This morning, ATO announced the reissue of Liz Phair’s Exile in Guyville, a deluxe repackaging of Phair’s landmark 1993 debut, complete with bonus songs from the sessions and a DVD documentary, Guyville Redux, featuring an introduction by ATO co-founder Dave Matthews (more on this later), and Phair conducting interviews with Matador Records’ Gerard Cosloy and Chris Lombardi, John Cusack, Urge Overkill, Steve Albini and “This American Life” host Ira Glass.
In an essay that will be included on Guyville, scheduled for release June 24, former Spin editor Alan Light writes that “Exile in Guyville is miles more complex than the porn-star manifesto it was often considered. Phair spoke for the uncertainties facing a new generation of women, struggling to find a balance between sexual confidence and romance, between independence and isolation… Exile in Guyville sat at the center of a culture in transition.”

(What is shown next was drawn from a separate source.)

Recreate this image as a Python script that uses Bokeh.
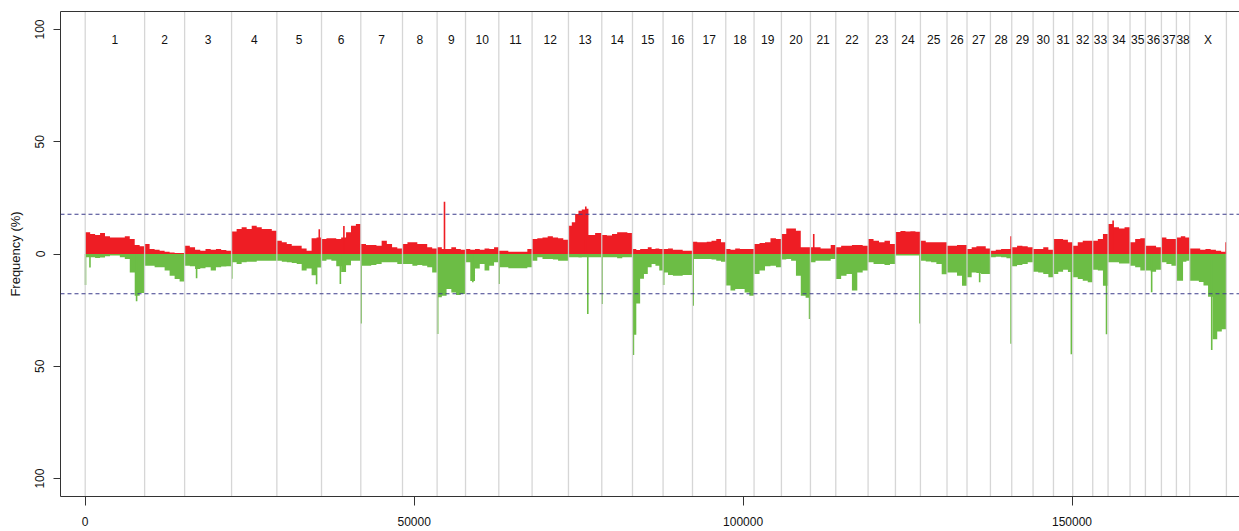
import numpy as np
from bokeh.plotting import figure
from bokeh.models import (ColumnDataSource, Range1d, LinearAxis, FixedTicker, Span)
from bokeh.core.properties import value
from bokeh.embed import file_html
from bokeh.resources import INLINE

# ---------------- data ----------------
CHROMS = ["1", "2", "3", "4", "5", "6", "7", "8", "9", "10", "11", "12", "13",
          "14", "15", "16", "17", "18", "19", "20", "21", "22", "23", "24", "25",
          "26", "27", "28", "29", "30", "31", "32", "33", "34", "35", "36", "37",
          "38", "X"]
CHROM_SIZES = [9030, 6080, 7140, 6880, 6790, 5970, 6340, 5260, 4320, 5060, 5060,
               5530, 5060, 4670, 4650, 4470, 5060, 4300, 4160, 4410, 3850, 4910,
               4160, 3800, 4040, 3040, 3560, 3240, 3240, 3100, 2930, 3040, 2330,
               3340, 2340, 2430, 2280, 2020, 5580]

# gain frequency (%) per chromosome, evenly spaced bins
GAIN = [
    [9.7, 8.9, 8.5, 9.4, 7.9, 7.4, 7.4, 7.4, 7.9, 6.7, 4.0, 3.4],
    [4.5, 2.2, 1.9, 1.5, 1.0, 0.7, 0.4, 0.4],
    [3.7, 3.0, 1.9, 1.5, 2.2, 1.9, 2.2, 1.8, 1.5],
    [10.0, 11.1, 11.9, 11.1, 12.6, 11.9, 11.1, 11.1, 10.4],
    [5.9, 5.2, 4.5, 3.7, 3.7, 2.5, 1.5, 7.0, 7.4],
    [6.7, 7.0, 7.0, 6.7, 7.4, 9.7, 12.6, 13.4],
    [4.5, 4.0, 4.0, 3.7, 5.9, 4.5, 3.0, 2.5],
    [4.5, 5.2, 5.2, 4.5, 4.5, 3.0, 2.5],
    [3.0, 2.2, 2.2, 3.0, 2.2, 1.9],
    [2.2, 1.9, 2.2, 1.9, 2.5, 2.2, 3.0],
    [1.5, 1.5, 1.0, 1.0, 1.0, 1.0, 2.2],
    [6.7, 7.0, 7.4, 7.9, 7.4, 7.0, 6.4],
    [12.6, 14.1, 17.8, 19.3, 19.8, 20.1, 8.5, 8.5, 9.4, 9.4],
    [8.5, 8.2, 8.9, 9.7, 9.7, 9.4],
    [2.2, 1.8, 2.2, 2.2, 3.0, 2.2, 2.5, 2.2],
    [2.2, 2.5, 1.9, 1.9, 1.5, 1.5],
    [5.5, 5.2, 5.2, 5.5, 5.9, 6.7, 5.2],
    [2.2, 1.9, 2.5, 2.2, 2.2, 2.2],
    [4.5, 4.9, 5.2, 7.0, 6.7],
    [8.9, 11.4, 11.4, 10.4, 3.0, 3.0],
    [3.0, 3.0, 2.5, 2.5, 4.0],
    [3.0, 3.7, 3.7, 4.0, 4.0, 3.7],
    [6.7, 5.9, 5.2, 5.9, 4.5],
    [9.8, 10.2, 10.0, 10.1, 9.9],
    [5.9, 5.2, 5.2, 5.2, 5.2],
    [3.7, 3.7, 4.0, 4.0],
    [2.2, 3.0, 3.4, 3.4, 2.5],
    [1.5, 1.9, 2.2, 2.2],
    [3.0, 3.7, 3.4, 3.0],
    [2.2, 2.2, 3.0, 1.9],
    [6.7, 6.7, 6.4, 5.2],
    [3.7, 5.2, 5.9, 5.9],
    [5.9, 6.7, 8.9],
    [13.4, 11.9, 11.4, 11.9],
    [5.2, 6.7, 7.0],
    [3.7, 3.7, 3.0],
    [7.4, 6.7, 6.7],
    [7.4, 7.9, 7.4],
    [2.5, 2.5, 1.9, 2.2, 1.9, 1.5, 1.0],
]

# loss frequency (%) per chromosome, evenly spaced bins
LOSS = [
    [1.5, 1.5, 1.8, 1.6, 1.0, 0.7, 0.7, 1.5, 2.2, 8.2, 18.6, 17.4],
    [5.2, 5.2, 5.9, 5.9, 7.4, 9.7, 11.1, 12.3],
    [5.2, 5.5, 6.7, 6.4, 5.9, 7.4, 5.9, 5.6, 5.5],
    [3.7, 4.5, 3.7, 3.4, 3.4, 3.0, 3.0, 3.0, 3.0],
    [3.0, 3.4, 3.7, 4.0, 4.5, 7.4, 6.5, 9.5, 6.0],
    [3.0, 2.5, 3.0, 5.5, 8.0, 5.0, 3.0, 3.0],
    [5.2, 5.2, 4.9, 4.5, 3.7, 3.7, 3.7, 4.5],
    [4.5, 4.5, 5.2, 4.9, 5.2, 5.9, 8.2],
    [19.3, 18.6, 15.6, 17.1, 18.3, 17.8],
    [3.7, 12.0, 6.5, 4.5, 7.4, 5.2, 3.7],
    [5.9, 5.9, 6.4, 6.4, 6.4, 6.4, 5.9],
    [3.0, 1.5, 2.2, 2.2, 2.5, 3.0, 3.0],
    [1.5, 1.4, 1.5, 1.6, 1.5, 1.5, 1.4, 1.5, 1.5, 1.5],
    [1.5, 1.5, 1.5, 1.9, 1.5, 1.5],
    [36.0, 22.0, 11.0, 8.9, 5.9, 4.5, 5.2, 7.4],
    [8.2, 9.4, 9.7, 9.7, 9.4, 9.4],
    [2.2, 2.2, 2.2, 2.2, 2.5, 3.0, 3.4],
    [14.0, 16.3, 15.6, 15.6, 17.1, 18.6],
    [8.9, 7.4, 5.5, 5.2, 5.9],
    [2.5, 2.2, 3.0, 9.7, 18.6, 19.5],
    [3.7, 3.0, 3.0, 3.0, 2.2],
    [11.1, 9.7, 8.9, 16.3, 8.2, 7.4],
    [3.7, 4.5, 4.5, 4.9, 4.5],
    [0.7, 0.7, 0.7, 0.7, 0.7],
    [3.0, 3.3, 3.7, 4.5, 9.0],
    [8.2, 8.2, 9.7, 14.1],
    [10.4, 8.2, 8.5, 8.9, 8.9],
    [1.5, 1.2, 1.5, 1.9],
    [5.5, 4.9, 4.5, 3.7],
    [7.9, 8.2, 8.9, 10.4],
    [8.9, 7.9, 7.0, 8.0],
    [10.4, 11.1, 11.9, 12.6],
    [7.0, 7.4, 14.1],
    [3.7, 3.7, 4.2, 4.2],
    [5.2, 5.9, 7.4],
    [7.4, 7.9, 7.0],
    [3.7, 4.5, 5.2],
    [11.9, 11.9, 3.4, 3.0],
    [11.9, 11.9, 12.5, 14.0, 19.0, 38.0, 34.5, 33.5],
]

# narrow single-probe peaks: chromosome, relative position, frequency (%)
GAIN_SPIKE_CHROM = ["5", "6", "9", "13", "21", "28", "34", "X"]
GAIN_SPIKE_FRAC = [0.95, 0.57, 0.26, 0.52, 0.13, 0.97, 0.23, 0.99]
GAIN_SPIKE_VAL = [11.0, 12.5, 23.3, 21.2, 8.9, 7.9, 14.9, 5.2]

LOSS_SPIKE_CHROM = ["1", "1", "1", "3", "4", "5", "6", "7", "9", "10", "11", "13",
                    "14", "15", "16", "17", "20", "24", "27", "28", "31", "33",
                    "36", "X"]
LOSS_SPIKE_FRAC = [0.005, 0.08, 0.865, 0.255, 0.005, 0.89, 0.48, 0.01, 0.02, 0.22,
                   0.01, 0.58, 0.01, 0.03, 0.02, 0.02, 0.97, 0.98, 0.54, 0.97,
                   0.93, 0.9, 0.39, 0.6]
LOSS_SPIKE_VAL = [13.8, 6.0, 21.0, 10.8, 11.0, 13.5, 13.4, 31.0, 35.6, 12.6, 13.4,
                  26.7, 22.3, 45.0, 13.8, 23.0, 29.0, 31.0, 12.6, 40.0, 44.6, 35.7,
                  17.0, 42.8]

THRESHOLD = 17.7
X_TICKS = [0, 50000, 100000, 150000]
Y_TICKS = [100, 50, 0, -50, -100]
Y_TICK_LABELS = ["100", "50", "0", "50", "100"]

# ---------------- derived positions ----------------
sizes = np.array(CHROM_SIZES, dtype=float)
starts = np.concatenate([[0.0], np.cumsum(sizes)[:-1]])
ends = starts + sizes
centers = starts + sizes / 2.0
idx = {c: i for i, c in enumerate(CHROMS)}


def step_area(vals_list):
    xs, ys = [], []
    for s, L, v in zip(starts, sizes, vals_list):
        n = len(v)
        e = s + L * np.arange(n + 1) / n
        xs.extend(np.repeat(e, 2)[1:-1].tolist())
        ys.extend(np.repeat(np.array(v, dtype=float), 2).tolist())
    return np.array(xs), np.array(ys)


gx, gy = step_area(GAIN)
lx, ly = step_area(LOSS)

RED = "#ee1d24"
GREEN = "#6cbd45"
FONT = "Liberation Sans"

p = figure(width=1239, height=531, x_range=Range1d(-3756, 175460),
           y_range=Range1d(-108, 108), output_backend="svg",
           toolbar_location=None, min_border_left=60, min_border_right=0,
           min_border_top=11, min_border_bottom=35)
p.outline_line_color = None
p.xgrid.visible = False
p.ygrid.visible = False
p.background_fill_color = "white"

p.varea(x=gx, y1=np.zeros_like(gy), y2=gy, fill_color=RED)
p.varea(x=lx, y1=np.zeros_like(ly), y2=-ly, fill_color=GREEN)

gsx = [starts[idx[c]] + f * sizes[idx[c]] for c, f in zip(GAIN_SPIKE_CHROM, GAIN_SPIKE_FRAC)]
p.segment(x0=gsx, y0=[0] * len(gsx), x1=gsx, y1=GAIN_SPIKE_VAL,
          line_color=RED, line_width=1.6)
lsx = [starts[idx[c]] + f * sizes[idx[c]] for c, f in zip(LOSS_SPIKE_CHROM, LOSS_SPIKE_FRAC)]
p.segment(x0=lsx, y0=[0] * len(lsx), x1=lsx, y1=[-v for v in LOSS_SPIKE_VAL],
          line_color=GREEN, line_width=1.6)

bounds = np.concatenate([starts, [ends[-1]]])
p.segment(x0=bounds, y0=[-108] * len(bounds), x1=bounds, y1=[108] * len(bounds),
          line_color="#d2d2d2", line_width=1.3, line_alpha=0.9)

for loc in (THRESHOLD, -THRESHOLD):
    p.add_layout(Span(location=loc, dimension="width", line_color="#3d3d8c",
                      line_dash="4 3", line_width=1.2))

lab = ColumnDataSource(dict(x=centers, y=[95.5] * len(centers), t=CHROMS))
p.text(x="x", y="y", text="t", source=lab, text_align="center",
       text_baseline="middle", text_font=value(FONT), text_font_size="12px",
       text_color="#111111")

# axes
p.xaxis.ticker = FixedTicker(ticks=X_TICKS)
p.xaxis.major_label_overrides = {t: str(t) for t in X_TICKS}
p.xaxis.major_tick_out = 9
p.xaxis.major_tick_in = 0
p.xaxis.minor_tick_line_color = None
p.xaxis.major_label_standoff = 11
p.yaxis.ticker = FixedTicker(ticks=Y_TICKS)
p.yaxis.major_label_overrides = {t: l for t, l in zip(Y_TICKS, Y_TICK_LABELS)}
p.yaxis.major_label_orientation = "vertical"
p.yaxis.major_tick_out = 7
p.yaxis.major_tick_in = 0
p.yaxis.minor_tick_line_color = None
p.yaxis.major_label_standoff = 9
p.yaxis.axis_label = "Frequency (%)"
p.yaxis.axis_label_standoff = 10
p.yaxis.axis_label_text_font_style = "normal"
p.yaxis.axis_label_text_font_size = "13px"
for ax in (p.xaxis, p.yaxis):
    ax.axis_line_color = "#333333"
    ax.major_tick_line_color = "#333333"
    ax.major_label_text_font = FONT
    ax.major_label_text_color = "#111111"
    ax.axis_label_text_font = FONT
    ax.axis_label_text_color = "#111111"
p.xaxis.major_label_text_font_size = "12px"
p.yaxis.major_label_text_font_size = "12px"

top = LinearAxis(ticker=FixedTicker(ticks=[]), axis_line_color="#333333",
                 major_tick_out=0, major_tick_in=0, minor_tick_out=0,
                 minor_tick_in=0, major_label_standoff=0,
                 major_label_text_font_size="0px")
p.add_layout(top, "above")

open("out.html", "w").write(file_html(p, INLINE))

It has almost become cliche to complain about Phair’s post-Guyville output, though my problems with Phair’s increasingly compromised material began following her great third album, 1998′s Whitechocolatespaceegg, a polished but refreshingly honest adult rock album. Five years later, Phair returned with an unfortunate self-titled disc that seemed to be (unsuccessfully) aimed at 13 year olds, and Phair frequently threw her old fans under the bus during interviews promoting the album. The old fans then proceeded to run to the nearest first aid station, get patched up, undergo physical therapy, run back to the street, wait for Liz to return, and then threw her under the bus. When she returned two years later with the more mature Somebody’s Miracle, she was without a constituency.
Now, as Pitchfork astutely noted this morning, it might be time for a good number of us to stop giving Matthews the high hat. His label is home to My Morning Jacket, Radiohead, Crowded House and now Phair, who will release new material this fall. Given all his recent signings, Matthews might just be the coolest record executive this side of Merge Records’ Mac McCaughan. Live with that.
And hopefully, finally, truly, madly and deeply, Phair will now release something worthy of the considerable legacy of Exile in Guyville.